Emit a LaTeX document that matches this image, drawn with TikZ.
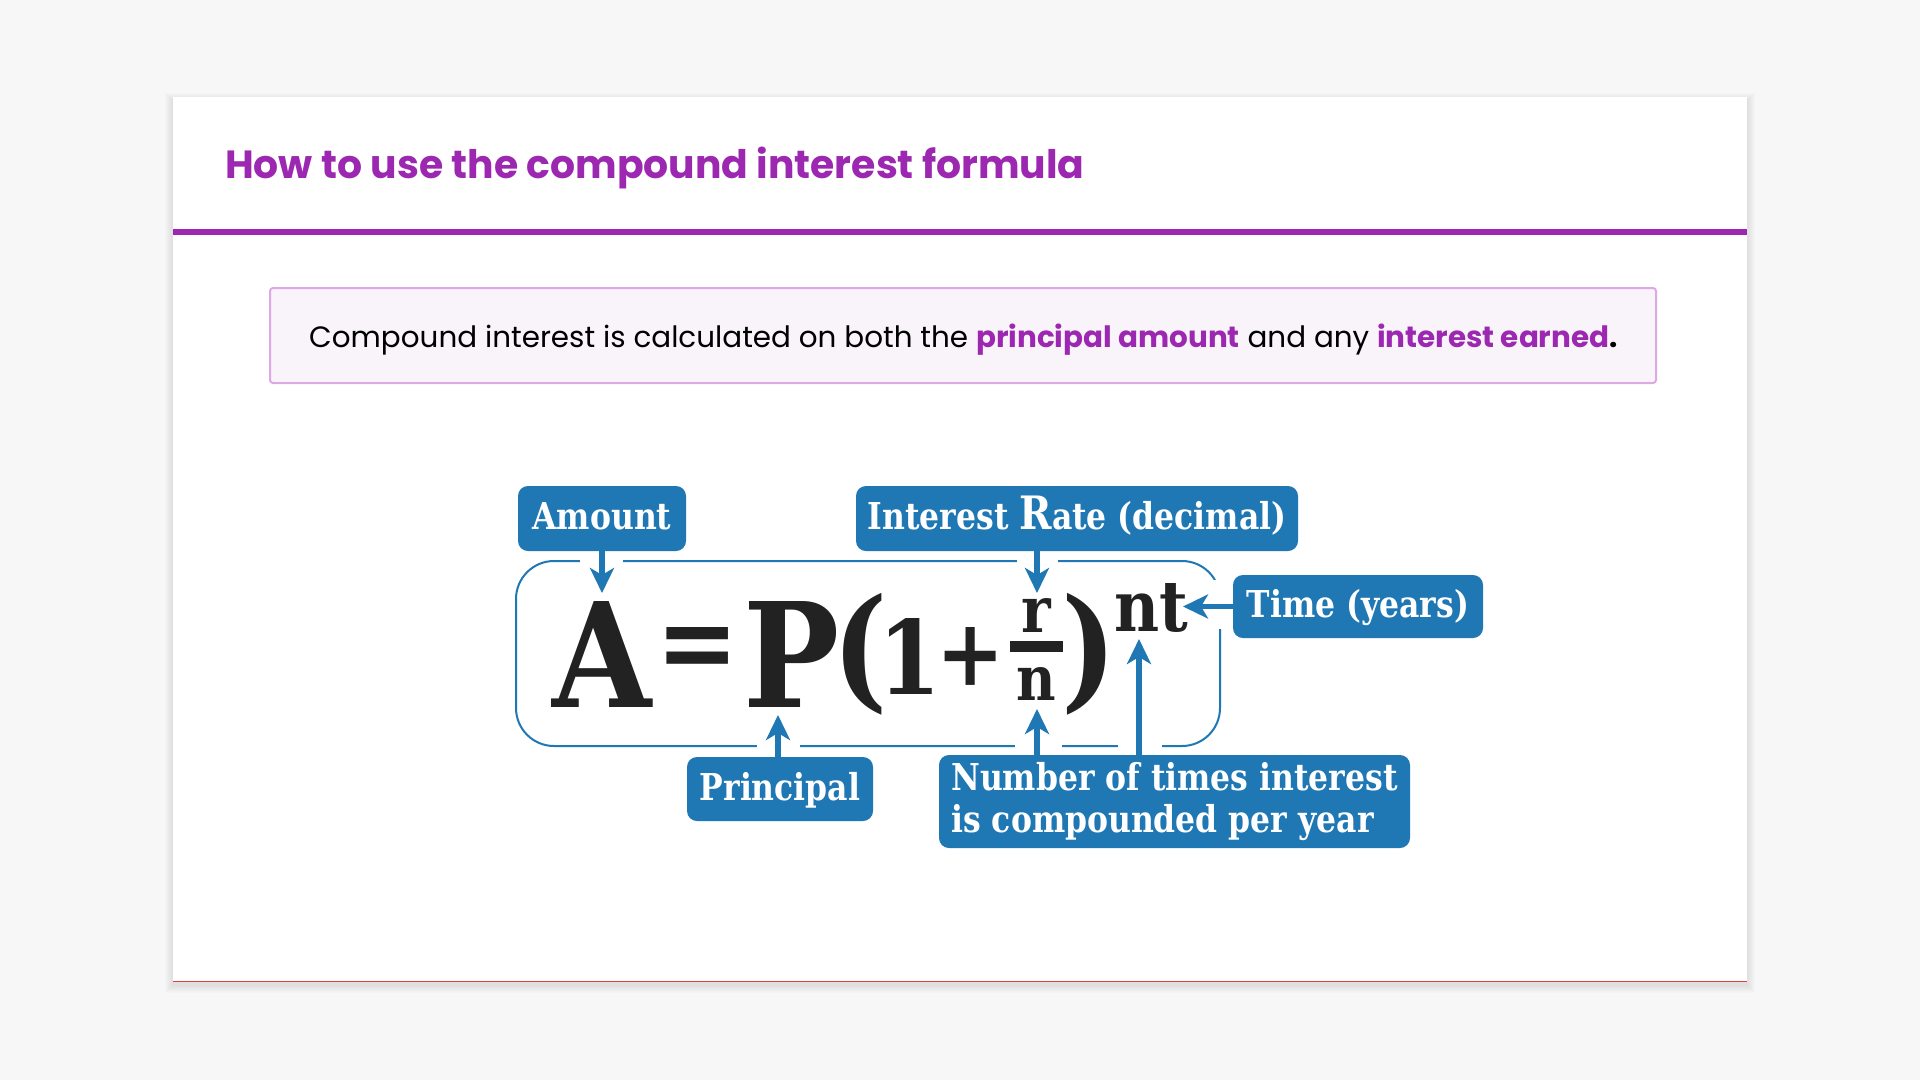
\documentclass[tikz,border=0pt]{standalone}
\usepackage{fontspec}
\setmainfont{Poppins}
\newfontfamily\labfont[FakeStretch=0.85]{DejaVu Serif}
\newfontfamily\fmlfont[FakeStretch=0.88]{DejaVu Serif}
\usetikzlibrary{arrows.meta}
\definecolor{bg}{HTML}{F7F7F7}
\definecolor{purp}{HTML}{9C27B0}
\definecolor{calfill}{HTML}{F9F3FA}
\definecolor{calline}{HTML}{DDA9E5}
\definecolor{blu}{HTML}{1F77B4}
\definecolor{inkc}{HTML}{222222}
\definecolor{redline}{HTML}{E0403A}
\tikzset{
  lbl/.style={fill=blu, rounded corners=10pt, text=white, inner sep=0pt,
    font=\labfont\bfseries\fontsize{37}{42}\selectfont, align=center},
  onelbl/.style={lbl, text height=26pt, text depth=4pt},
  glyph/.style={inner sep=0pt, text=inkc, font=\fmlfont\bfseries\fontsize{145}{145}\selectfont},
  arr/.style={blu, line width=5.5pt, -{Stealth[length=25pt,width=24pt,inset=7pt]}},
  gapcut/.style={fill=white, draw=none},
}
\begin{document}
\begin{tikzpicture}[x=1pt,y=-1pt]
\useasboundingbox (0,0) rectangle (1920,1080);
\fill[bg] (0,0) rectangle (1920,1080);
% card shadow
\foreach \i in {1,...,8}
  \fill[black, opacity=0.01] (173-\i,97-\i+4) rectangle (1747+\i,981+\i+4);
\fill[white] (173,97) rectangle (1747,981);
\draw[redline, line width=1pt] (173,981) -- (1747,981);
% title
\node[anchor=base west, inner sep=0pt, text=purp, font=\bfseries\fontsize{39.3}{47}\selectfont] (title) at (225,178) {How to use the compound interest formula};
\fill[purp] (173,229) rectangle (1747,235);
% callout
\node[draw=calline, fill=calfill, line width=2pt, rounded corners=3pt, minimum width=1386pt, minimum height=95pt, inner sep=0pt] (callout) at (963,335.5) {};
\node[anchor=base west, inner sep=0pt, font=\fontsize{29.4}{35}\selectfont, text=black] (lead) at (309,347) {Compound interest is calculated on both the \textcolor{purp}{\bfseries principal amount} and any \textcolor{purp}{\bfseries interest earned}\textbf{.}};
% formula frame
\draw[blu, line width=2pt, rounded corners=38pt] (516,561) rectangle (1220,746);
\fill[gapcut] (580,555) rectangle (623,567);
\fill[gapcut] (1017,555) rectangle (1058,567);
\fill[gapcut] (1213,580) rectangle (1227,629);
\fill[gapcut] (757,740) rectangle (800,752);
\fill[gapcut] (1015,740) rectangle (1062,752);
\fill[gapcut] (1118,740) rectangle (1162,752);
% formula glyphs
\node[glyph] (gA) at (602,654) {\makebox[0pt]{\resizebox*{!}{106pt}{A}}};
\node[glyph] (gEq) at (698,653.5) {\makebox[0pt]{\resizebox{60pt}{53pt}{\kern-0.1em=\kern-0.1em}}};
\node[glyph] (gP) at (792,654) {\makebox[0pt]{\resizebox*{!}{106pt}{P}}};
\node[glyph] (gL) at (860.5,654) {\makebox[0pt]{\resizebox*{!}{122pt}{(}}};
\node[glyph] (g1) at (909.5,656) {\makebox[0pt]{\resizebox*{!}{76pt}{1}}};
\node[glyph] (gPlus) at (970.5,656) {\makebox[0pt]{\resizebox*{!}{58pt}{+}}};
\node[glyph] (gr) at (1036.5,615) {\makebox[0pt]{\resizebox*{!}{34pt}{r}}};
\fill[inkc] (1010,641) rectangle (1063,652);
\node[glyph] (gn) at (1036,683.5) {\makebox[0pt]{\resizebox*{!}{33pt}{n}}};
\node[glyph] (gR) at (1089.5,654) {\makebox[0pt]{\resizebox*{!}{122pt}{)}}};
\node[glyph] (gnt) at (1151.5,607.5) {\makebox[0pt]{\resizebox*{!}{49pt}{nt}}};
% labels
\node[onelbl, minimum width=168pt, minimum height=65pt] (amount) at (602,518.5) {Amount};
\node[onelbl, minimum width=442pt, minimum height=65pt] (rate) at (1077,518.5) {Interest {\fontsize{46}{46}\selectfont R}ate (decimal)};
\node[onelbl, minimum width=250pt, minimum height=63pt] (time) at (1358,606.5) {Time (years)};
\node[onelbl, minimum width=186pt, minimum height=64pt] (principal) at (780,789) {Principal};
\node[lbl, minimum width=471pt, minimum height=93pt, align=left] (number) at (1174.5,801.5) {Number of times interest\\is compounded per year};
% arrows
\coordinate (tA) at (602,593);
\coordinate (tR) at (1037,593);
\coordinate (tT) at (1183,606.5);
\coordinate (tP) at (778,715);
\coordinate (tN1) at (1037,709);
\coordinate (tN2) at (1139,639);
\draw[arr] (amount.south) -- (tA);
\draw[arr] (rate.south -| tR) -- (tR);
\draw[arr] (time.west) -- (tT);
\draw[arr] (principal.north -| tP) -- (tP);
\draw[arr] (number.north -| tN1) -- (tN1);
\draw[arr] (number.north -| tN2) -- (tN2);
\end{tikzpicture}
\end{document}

...

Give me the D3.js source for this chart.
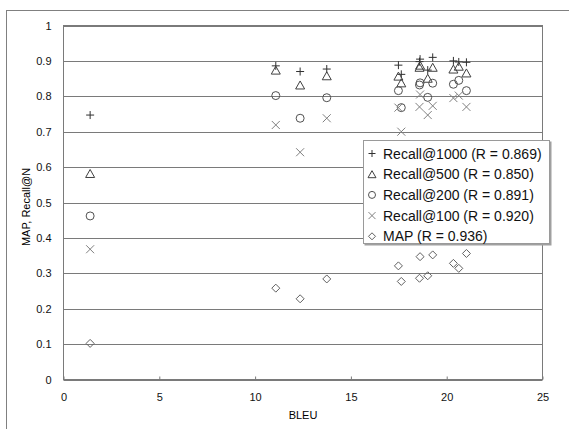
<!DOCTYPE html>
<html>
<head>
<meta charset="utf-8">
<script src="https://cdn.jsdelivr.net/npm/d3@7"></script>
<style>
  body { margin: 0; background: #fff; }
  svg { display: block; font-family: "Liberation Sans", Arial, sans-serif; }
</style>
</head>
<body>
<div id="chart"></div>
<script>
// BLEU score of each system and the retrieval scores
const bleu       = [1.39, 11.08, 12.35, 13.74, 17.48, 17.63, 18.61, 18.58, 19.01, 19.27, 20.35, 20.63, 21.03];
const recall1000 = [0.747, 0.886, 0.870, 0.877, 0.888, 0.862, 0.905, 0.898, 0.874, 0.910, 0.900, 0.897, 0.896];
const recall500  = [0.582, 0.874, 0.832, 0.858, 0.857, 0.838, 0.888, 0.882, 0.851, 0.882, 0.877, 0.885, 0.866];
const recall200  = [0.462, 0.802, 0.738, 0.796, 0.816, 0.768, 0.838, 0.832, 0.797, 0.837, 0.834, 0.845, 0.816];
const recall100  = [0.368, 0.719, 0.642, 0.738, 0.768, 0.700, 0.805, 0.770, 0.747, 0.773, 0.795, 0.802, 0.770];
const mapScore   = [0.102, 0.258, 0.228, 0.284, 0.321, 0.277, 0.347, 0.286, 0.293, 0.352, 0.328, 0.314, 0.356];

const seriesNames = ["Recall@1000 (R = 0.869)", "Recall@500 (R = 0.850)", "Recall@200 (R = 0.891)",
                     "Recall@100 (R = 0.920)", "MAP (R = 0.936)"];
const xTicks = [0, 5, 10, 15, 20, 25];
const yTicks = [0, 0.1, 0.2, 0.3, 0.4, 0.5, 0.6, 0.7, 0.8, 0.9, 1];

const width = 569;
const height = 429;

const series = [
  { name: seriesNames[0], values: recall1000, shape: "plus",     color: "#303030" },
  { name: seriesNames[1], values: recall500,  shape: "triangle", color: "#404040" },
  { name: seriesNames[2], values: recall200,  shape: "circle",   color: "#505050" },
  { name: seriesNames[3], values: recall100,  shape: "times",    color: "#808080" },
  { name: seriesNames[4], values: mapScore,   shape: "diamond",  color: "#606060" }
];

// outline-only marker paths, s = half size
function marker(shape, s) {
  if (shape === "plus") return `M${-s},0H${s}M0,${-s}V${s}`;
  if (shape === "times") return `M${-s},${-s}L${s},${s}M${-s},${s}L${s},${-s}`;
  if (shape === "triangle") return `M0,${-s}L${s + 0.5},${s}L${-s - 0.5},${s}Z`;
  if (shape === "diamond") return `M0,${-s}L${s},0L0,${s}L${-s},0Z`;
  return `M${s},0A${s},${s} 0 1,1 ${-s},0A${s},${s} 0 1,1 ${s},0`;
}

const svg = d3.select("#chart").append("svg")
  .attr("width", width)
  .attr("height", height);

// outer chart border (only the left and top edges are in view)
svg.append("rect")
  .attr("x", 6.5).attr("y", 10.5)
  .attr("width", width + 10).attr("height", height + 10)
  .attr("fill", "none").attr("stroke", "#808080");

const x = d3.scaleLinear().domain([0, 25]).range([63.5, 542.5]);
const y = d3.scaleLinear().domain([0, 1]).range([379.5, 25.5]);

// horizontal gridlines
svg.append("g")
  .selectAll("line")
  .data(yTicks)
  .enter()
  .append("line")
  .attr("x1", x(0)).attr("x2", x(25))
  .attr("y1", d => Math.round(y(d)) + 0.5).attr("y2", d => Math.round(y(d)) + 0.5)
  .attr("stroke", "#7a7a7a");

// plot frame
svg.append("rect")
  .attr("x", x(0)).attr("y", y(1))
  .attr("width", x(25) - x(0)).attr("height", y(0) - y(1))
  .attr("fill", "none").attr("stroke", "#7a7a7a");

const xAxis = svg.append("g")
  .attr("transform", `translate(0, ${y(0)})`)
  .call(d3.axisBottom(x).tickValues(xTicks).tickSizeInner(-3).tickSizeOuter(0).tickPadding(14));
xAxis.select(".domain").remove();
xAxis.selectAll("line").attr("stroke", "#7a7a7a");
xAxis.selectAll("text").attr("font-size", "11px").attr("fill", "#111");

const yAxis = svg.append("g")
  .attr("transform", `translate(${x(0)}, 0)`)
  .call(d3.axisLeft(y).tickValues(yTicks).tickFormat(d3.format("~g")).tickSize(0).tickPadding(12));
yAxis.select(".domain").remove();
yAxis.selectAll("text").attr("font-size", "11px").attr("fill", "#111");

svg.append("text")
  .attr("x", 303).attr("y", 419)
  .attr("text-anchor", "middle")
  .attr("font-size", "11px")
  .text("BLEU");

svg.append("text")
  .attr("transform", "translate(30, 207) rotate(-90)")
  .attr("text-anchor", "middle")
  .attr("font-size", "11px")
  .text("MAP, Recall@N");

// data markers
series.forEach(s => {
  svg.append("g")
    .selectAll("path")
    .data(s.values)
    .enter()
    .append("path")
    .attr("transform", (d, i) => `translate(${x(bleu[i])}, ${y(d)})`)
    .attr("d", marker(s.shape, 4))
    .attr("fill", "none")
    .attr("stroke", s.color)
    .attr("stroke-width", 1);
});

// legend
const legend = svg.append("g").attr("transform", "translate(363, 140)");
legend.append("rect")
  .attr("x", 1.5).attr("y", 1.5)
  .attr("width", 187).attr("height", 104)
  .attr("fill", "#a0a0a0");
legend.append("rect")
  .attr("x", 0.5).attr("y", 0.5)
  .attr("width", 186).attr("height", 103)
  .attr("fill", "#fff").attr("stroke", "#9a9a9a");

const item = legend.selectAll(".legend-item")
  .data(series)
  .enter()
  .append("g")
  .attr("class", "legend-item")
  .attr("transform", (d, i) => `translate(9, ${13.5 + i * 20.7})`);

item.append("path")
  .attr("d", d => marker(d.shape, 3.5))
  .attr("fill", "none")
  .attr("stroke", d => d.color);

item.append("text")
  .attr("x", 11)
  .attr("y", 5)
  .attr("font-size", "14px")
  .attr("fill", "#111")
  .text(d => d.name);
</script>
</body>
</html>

== Aim of the exercise ==
Reproduce nothing but the lines from the one with "Give me the D3.js source for this chart." to the one with "0.8, 0.9, 1];", both lines included, and keep every picture out of the copy.

== Solution below ==
Give me the D3.js source for this chart.
<!DOCTYPE html>
<html>
<head>
<meta charset="utf-8">
<script src="https://cdn.jsdelivr.net/npm/d3@7"></script>
<style>
  body { margin: 0; background: #fff; }
  svg { display: block; font-family: "Liberation Sans", Arial, sans-serif; }
</style>
</head>
<body>
<div id="chart"></div>
<script>
// BLEU score of each system and the retrieval scores
const bleu       = [1.39, 11.08, 12.35, 13.74, 17.48, 17.63, 18.61, 18.58, 19.01, 19.27, 20.35, 20.63, 21.03];
const recall1000 = [0.747, 0.886, 0.870, 0.877, 0.888, 0.862, 0.905, 0.898, 0.874, 0.910, 0.900, 0.897, 0.896];
const recall500  = [0.582, 0.874, 0.832, 0.858, 0.857, 0.838, 0.888, 0.882, 0.851, 0.882, 0.877, 0.885, 0.866];
const recall200  = [0.462, 0.802, 0.738, 0.796, 0.816, 0.768, 0.838, 0.832, 0.797, 0.837, 0.834, 0.845, 0.816];
const recall100  = [0.368, 0.719, 0.642, 0.738, 0.768, 0.700, 0.805, 0.770, 0.747, 0.773, 0.795, 0.802, 0.770];
const mapScore   = [0.102, 0.258, 0.228, 0.284, 0.321, 0.277, 0.347, 0.286, 0.293, 0.352, 0.328, 0.314, 0.356];

const seriesNames = ["Recall@1000 (R = 0.869)", "Recall@500 (R = 0.850)", "Recall@200 (R = 0.891)",
                     "Recall@100 (R = 0.920)", "MAP (R = 0.936)"];
const xTicks = [0, 5, 10, 15, 20, 25];
const yTicks = [0, 0.1, 0.2, 0.3, 0.4, 0.5, 0.6, 0.7, 0.8, 0.9, 1];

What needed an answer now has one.